Business Metadata: How to Write Definitions

Published in TDAN.com April 2005


Introduction: The Importance of Definitions

Many errors and accidents are made/caused by misunderstandings of the meanings of terms used.

How many times have you been in a meeting when the words you heard being said did not match what you thought they were?

Many business decisions are made (and later regretted) due to a misunderstanding of the data, and what the data element used in a report is signifying. Some of these accidents and misunderstandings
are large enough to be reported in the media. In prior papers I refer to the Mars Lander episode, where the unit of measure was assumed and not made explicit, miscalculations were made and the
equipment was lost. Our businesses are filled with many such examples, although not as costly perhaps, are still quite impactful to the business.

Context is everything. The English language is full of meaning nuances; a word may have multiple meanings based upon the context that it is used.
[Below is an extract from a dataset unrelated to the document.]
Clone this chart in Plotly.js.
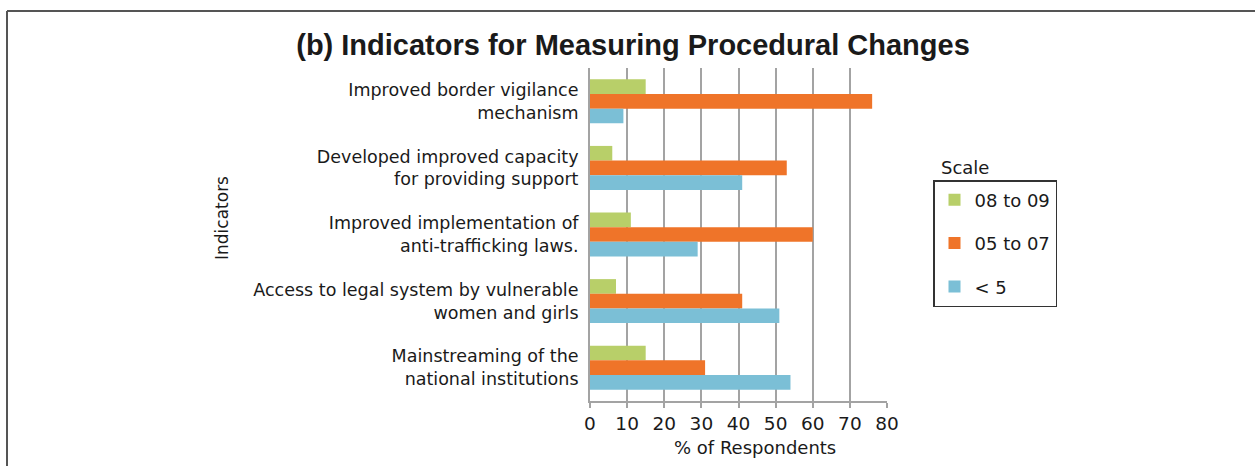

Business metadata is all about adding context to data. A Dictionary or Glossary is part of business metadata, and it is all about making meaning explicit and providing definitions to business
terms, data elements, acronyms and abbreviations. This article is about how to write a good definition. Future articles will be about how to set up a dictionary that will be used.


Definition of a Definition

What is the definition of a definition?

The short form might be: the meaning of a term, formally stated. (From InfoDeveloper toolkit- http://saulcarliner.home.att.net/id/definitions.htm )

Usage note: the term “Term” refers to either a word or phrase that has a definite meaning to the business and is significant enough to be managed by the business both in a glossary and to store
data values concerning its occurrence in the real world.


Components of a Definition

The usage of a Controlled Vocabulary (CV) helps software manage glossaries and can also empower enterprise search capabilities. CV acronyms and specialized terms are indicated in italics and
parentheses.

Here are the components of a well-written definition. The actual definition text is comprised of items 3, 4 and 5 below.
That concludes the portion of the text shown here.